Actually, the study found that at least 10% of U.S. forces reported that they had personally, and without cause, mistreated "noncombatants" (not detainees) through physical violence or damage to personal property.

The survey also noted that only 47% of the soldiers and 38% of marines agreed that noncombatants should be treated with dignity and respect. More than 40% said they backed torture in certain circumstances. Even worse, nearly one in five said that all noncombatants "should be treated as insurgents."

About 30% said their officers had not made it clear that they should not mistreat civilians.

Only 40% of American marines and 55% of soldiers in Iraq said they would report a fellow service member for killing or injuring an innocent Iraqi. “Of course, this only guarantees that it will happen again, and again,” I observed.

That sparked an email from Boylan in Baghdad the next day. “I found your latest column to be less than fair and as many editorials, lacking context,” he wrote. “I find it insulting that you would even consider saying that General Petraeus lied to the gathering during the AP hosted event Monday. Simply put, you are in error and as such you even pointed it out in your own column….

”Because you don't agree with his words, detainee vice [sic] civilians, you are saying that he has lied. I am not sure how you come to that conclusion that he has lied? Would you be willing to explain that? I assume you could disagree on what is a small number or it is that you don't like his choice of words by using detainee.

”I am pleased that you can offer such a misinformed opinion based on one-hour event.”

I wrote back to him: “Surely you understand the difference between a ‘detainee’ and a ’noncombatant.’ Presumably Petraeus does as well. He said he'd read the report, where it clearly stated that the actions carried out by the 10% were against civilians or their property and without cause.”

In other words, Petraeus was suggesting to the media – if not directly starting -- that it wasn’t so bad a problem because it was (presumably guilty enemy) prisoners who were mistreated, not run-of-the-mill civilians. I didn’t even raise the issue in my email to Boylan of whether 10% was an acceptable, or appalling, number of bad actors. Petraeus had called this a “small number.”
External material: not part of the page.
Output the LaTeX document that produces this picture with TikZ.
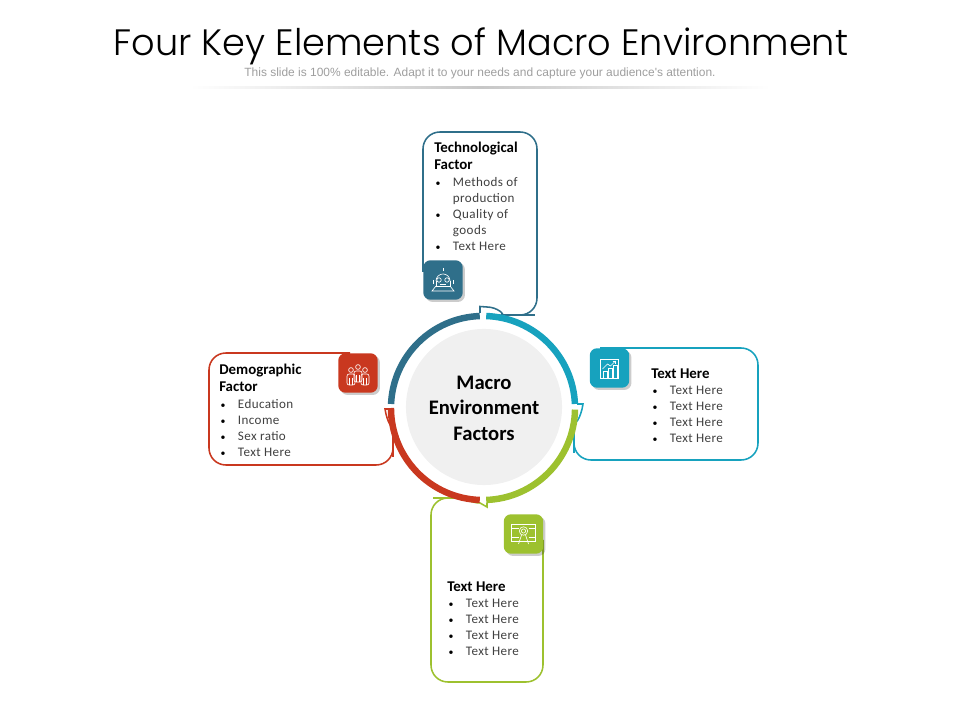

Anyway, Boylan wrote back right away: “Yes, I clearly know the difference between the two, however, it was clear that he was saying and thinking detainee when he made his statement. I have not read the report, but either way, to state that he lied is at a minimum disingenuous and at worst, flat wrong on your part without even asking the questions, but making unfounded assumptions. I expect better professionalism from someone of your position based on your publication.”

So Boylan, who admitted he had “not read the report,” did not let that stop him from lecturing me and defending the misuse of its contents by Petraeus, who said he did read the report. Petraeus, at least, faced facts a short time later, writing a letter to his troops refreshing their memories about the requirement that they not abuse friendlys.